In this activity, we’ll use the scientific method to determine which type of soil can sustain a plant’s life the best. Let’s get growing!
- Seeds of your choice
- Paper towel
- Plastic wrap
- Plastic cups
- Various soils of your choice – we recommend using the following soils but it’s up to you:
- Soil from your yard
- Potting soil
- Small rocks or pebbles
- Writing utensil
Part A: Seed Germination
Germination describes the growth of a plant contained inside of a seed into a seedling. So, let’s get growing!
- Fold a piece of paper towel in half, soak it with water, then lay it out flat on the bottom of your bowl.
- Spread a few of your seeds of choice over the damp paper towel, gently pushing each into the towel. Be sure to space out your seeds so that none are touching.
- Stretch out a piece of plastic wrap over the top of your bowl.
- STEM Q for You: What do you think a seed needs to germinate? Water, the right temperature, the right amount of sunlight, and oxygen! Place your bowl with seeds out of direct sunlight: the plastic wrap on top of the bowl traps heat inside. Putting the bowl in direct sunlight would cause the seeds to overheat and they would likely not germinate.
- Take observations each day. What do you notice changing each day? What do they look like? Create a chart and record your observations on a piece of paper.
- This germination method should have your seeds sprouting into seedlings in no time! Depending on the type of seed you choose to use, they should be ready in 2-5 days. Once you can notice roots and the first leaves, you’re ready to move onto part B!
Part B: Planting
- With the help of an adult, poke a hole into the bottom of each plastic cup. The draining hole allows for any excess water to drain out of the soil. Giving your plants too much water can hurt your plant’s health.
- Prepare each of your types of soil by placing a different type of soil in each plastic cup. Try to have the same amount of soil in each.
- Use a toothpick to create a small hole in the soil of each cup.
- Carefully lift one seedling from your bowl by the leaf. Plant its roots in the hole you created in the previous step. Use the toothpick or your fingers to gently fill in the hole with soil.

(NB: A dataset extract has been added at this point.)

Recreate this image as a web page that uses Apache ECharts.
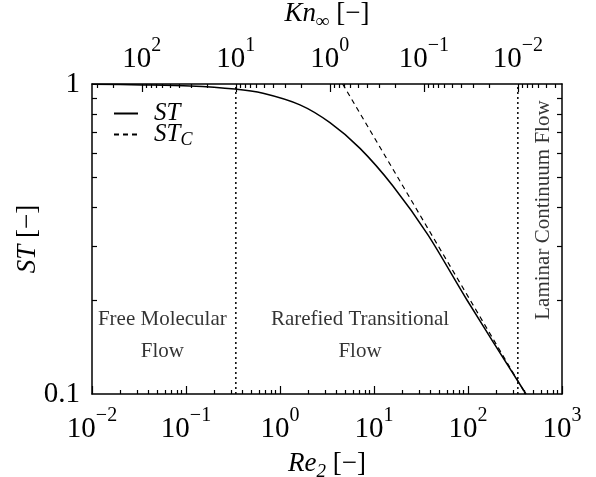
<!DOCTYPE html>
<html>
<head>
<meta charset="utf-8">
<script src="https://cdn.jsdelivr.net/npm/echarts@6/dist/echarts.min.js"></script>
<style>
html, body { margin: 0; padding: 0; background: #fff; }
#chart { width: 596px; height: 477px; }
</style>
</head>
<body>
<div id="chart"></div>
<script>
// ST curve (Re2, ST)
var stRe = [0.01, 0.034, 0.11, 0.33, 0.66, 1.63, 3.4, 7.1, 15.9, 37.5, 97.5, 414];
var stVal = [0.998, 0.993, 0.985, 0.963, 0.933, 0.856, 0.750, 0.620, 0.469, 0.326, 0.201, 0.1];
// continuum asymptote ST_C (straight in log-log)
var stcRe = [4.64, 410];
var stcVal = [1, 0.1];
// flow regime boundaries, in Kn
var knBounds = [10, 0.01];
// regime labels
var regionNames = ['Free Molecular\nFlow', 'Rarefied Transitional\nFlow', 'Laminar Continuum Flow'];
var regionRe = [0.056, 7.1, 628];
var regionSt = [0.155, 0.155, 0.392];
// ticks
var reMajor = [0.01, 0.1, 1, 10, 100, 1000];
var knMajor = [100, 10, 1, 0.1, 0.01];
var stLabels = [0.1, 1];
var stTicks = [0.2, 0.3, 0.4, 0.5, 0.6, 0.7, 0.8, 0.9];
var mantissas = [2, 3, 4, 5, 6, 7, 8, 9];
var reDecades = [0.01, 0.1, 1, 10, 100];
var knDecades = [0.001, 0.01, 0.1, 1, 10, 100];
// Kn axis range that lines up with Re2 = 0.01 .. 1000
var knMin = 0.00339, knMax = 339;

var FONT = 'Liberation Serif';
var reMinor = [];
reDecades.forEach(function (d) { mantissas.forEach(function (m) { reMinor.push(+(m * d).toPrecision(3)); }); });
var knMinor = [];
knDecades.forEach(function (d) { mantissas.forEach(function (m) {
	var v = +(m * d).toPrecision(3);
	if (v > knMin && v < knMax) knMinor.push(v);
}); });

function pair(xs, ys) {
	return xs.map(function (x, i) { return [x, ys[i]]; });
}
function powLabel(v) {
	var e = Math.round(Math.log10(v));
	return '{b|10}{s|' + (e < 0 ? '\u2212' + (-e) : e) + '}';
}
var powRich = {
	b: { fontFamily: FONT, fontSize: 29, lineHeight: 46, color: '#000' },
	s: { fontFamily: FONT, fontSize: 20, lineHeight: 20, verticalAlign: 'top', color: '#000' }
};
var nameRich = {
	i: { fontFamily: FONT, fontSize: 27, fontStyle: 'italic', lineHeight: 34, color: '#000' },
	sub: { fontFamily: FONT, fontSize: 19, fontStyle: 'italic', lineHeight: 14, verticalAlign: 'bottom', color: '#000' },
	n: { fontFamily: FONT, fontSize: 27, lineHeight: 34, color: '#000' }
};
var blackLine = { show: true, lineStyle: { color: '#000', width: 1.5 } };

function majorX(pos, extra) {
	var a = {
		type: 'log', position: pos,
		axisLine: blackLine,
		splitLine: { show: false }
	};
	for (var k in extra) a[k] = extra[k];
	return a;
}
function minorX(pos, min, max, ticks, inverse) {
	return {
		type: 'log', position: pos, min: min, max: max, inverse: !!inverse,
		axisLine: { show: false },
		axisTick: { show: true, inside: true, length: 4, customValues: ticks, lineStyle: { color: '#000', width: 1.2 } },
		axisLabel: { show: false },
		splitLine: { show: false }
	};
}

var chart = echarts.init(document.getElementById('chart'), null, { renderer: 'canvas' });
chart.setOption({
	backgroundColor: '#fff',
	animation: false,
	grid: { left: 92, right: 34, top: 84, bottom: 83, outerBoundsMode: 'none' },
	legend: {
		data: ['ST', 'STC'],
		orient: 'vertical',
		left: 113, top: 101, padding: 0,
		itemWidth: 24, itemHeight: 14, itemGap: -4,
		itemStyle: { opacity: 0 },
		textStyle: { padding: [0, 0, 0, 11], rich: {
			i: { fontFamily: FONT, fontSize: 25, fontStyle: 'italic', lineHeight: 30, color: '#000' },
			sub: { fontFamily: FONT, fontSize: 18, fontStyle: 'italic', lineHeight: 12, verticalAlign: 'bottom', color: '#000' }
		} },
		formatter: function (n) { return n === 'STC' ? '{i|ST}{sub|C}' : '{i|ST}'; }
	},
	xAxis: [
		majorX('bottom', {
			min: 0.01, max: 1000,
			axisTick: { show: true, inside: true, length: 8, customValues: reMajor, lineStyle: { color: '#000', width: 1.2 } },
			axisLabel: { customValues: reMajor, formatter: powLabel, rich: powRich, margin: 12 },
			name: '{i|Re}{sub|2}{n| [\u2212]}', nameLocation: 'middle', nameGap: 53,
			nameTextStyle: { rich: nameRich }
		}),
		minorX('bottom', 0.01, 1000, reMinor, false),
		majorX('top', {
			min: knMin, max: knMax, inverse: true,
			axisTick: { show: true, inside: true, length: 8, customValues: knMajor, lineStyle: { color: '#000', width: 1.2 } },
			axisLabel: { customValues: knMajor, formatter: powLabel, rich: powRich, margin: 2 },
			name: '{i|Kn}{sub|\u221e}{n| [\u2212]}', nameLocation: 'middle', nameGap: 49,
			nameTextStyle: { rich: nameRich }
		}),
		minorX('top', knMin, knMax, knMinor, true)
	],
	yAxis: [
		{
			type: 'log', position: 'left', min: 0.1, max: 1,
			axisLine: blackLine,
			axisTick: { show: true, inside: true, length: 5, customValues: stTicks, lineStyle: { color: '#000', width: 1.2 } },
			axisLabel: { customValues: stLabels, margin: 12, fontFamily: FONT, fontSize: 29, color: '#000',
				formatter: function (v) { return String(v); } },
			splitLine: { show: false },
			name: '{i|ST}{n| [\u2212]}', nameLocation: 'middle', nameGap: 47, nameRotate: 90,
			nameMoveOverlap: false,
			nameTextStyle: { rich: nameRich }
		},
		{
			type: 'log', position: 'right', min: 0.1, max: 1,
			axisLine: blackLine,
			axisTick: { show: true, inside: true, length: 5, customValues: stTicks, lineStyle: { color: '#000', width: 1.2 } },
			axisLabel: { show: false },
			splitLine: { show: false }
		}
	],
	series: [
		{
			name: 'bound1', type: 'line', xAxisIndex: 2, yAxisIndex: 0, symbol: 'none', silent: true,
			data: [[knBounds[0], 0.1], [knBounds[0], 1]],
			lineStyle: { color: '#000', width: 1.5, type: [2, 3] }
		},
		{
			name: 'bound2', type: 'line', xAxisIndex: 2, yAxisIndex: 0, symbol: 'none', silent: true,
			data: [[knBounds[1], 0.1], [knBounds[1], 1]],
			lineStyle: { color: '#000', width: 1.5, type: [2, 3] }
		},
		{
			name: 'STC', type: 'line', xAxisIndex: 0, yAxisIndex: 0, symbol: 'none',
			data: pair(stcRe, stcVal),
			itemStyle: { color: '#000' },
			lineStyle: { color: '#000', width: 1.2, type: [5, 4] }
		},
		{
			name: 'ST', type: 'line', xAxisIndex: 0, yAxisIndex: 0, symbol: 'none', smooth: 0.3,
			data: pair(stRe, stVal),
			itemStyle: { color: '#000' },
			lineStyle: { color: '#000', width: 1.5 }
		},
		{
			name: 'regions', type: 'scatter', xAxisIndex: 0, yAxisIndex: 0, symbolSize: 0, silent: true,
			data: regionNames.map(function (n, i) {
				return { name: n, value: [regionRe[i], regionSt[i]],
					label: { rotate: i === 2 ? 90 : 0 } };
			}),
			label: {
				show: true, position: 'inside', formatter: '{b}',
				fontFamily: FONT, fontSize: 21, lineHeight: 32, color: '#000', align: 'center'
			}
		}
	]
});
</script>
</body>
</html>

- Repeat steps 3-4 for each of the other types of soils.
- Place all of your potted plants onto a tray so that any water that drains out the bottom does not make a mess. Choose a location for your plants to grow. Consider placing them somewhere where all the conditions plants need for growth will be met.
- Make a prediction! Which of the soil types do you think your plant will grow the best in? Which of the soil types do you think the plant will not grow very well in?
- Create an observation chart to record the growth of your plants in each soil type each day. Be sure to water them every day! Take observations over at least a week to collect noticeable changes.
The STEM Behind the Fun
Were your predictions correct?
Which of the soil types did the plants grow the best in? Soil that is able to drain water and hold nutrients well will be the best choice for growing plants.
Which one of the soils meets these requirements? This should be the soil that your plants preferred the most.
What are the main types of soils? What is the difference between them? Sand particles are very large so it dries very quickly and does not hold nutrients well. Clay has very fine particles which helps it to hold nutrients that plants need, however, this also causes the soil to drain water very slowly. Silt has medium sized particles and has better drainage ability than sandy soil but a lower ability to hold nutrients than clay. Loam is a mixture of all three soil types (sand, silt, and clay).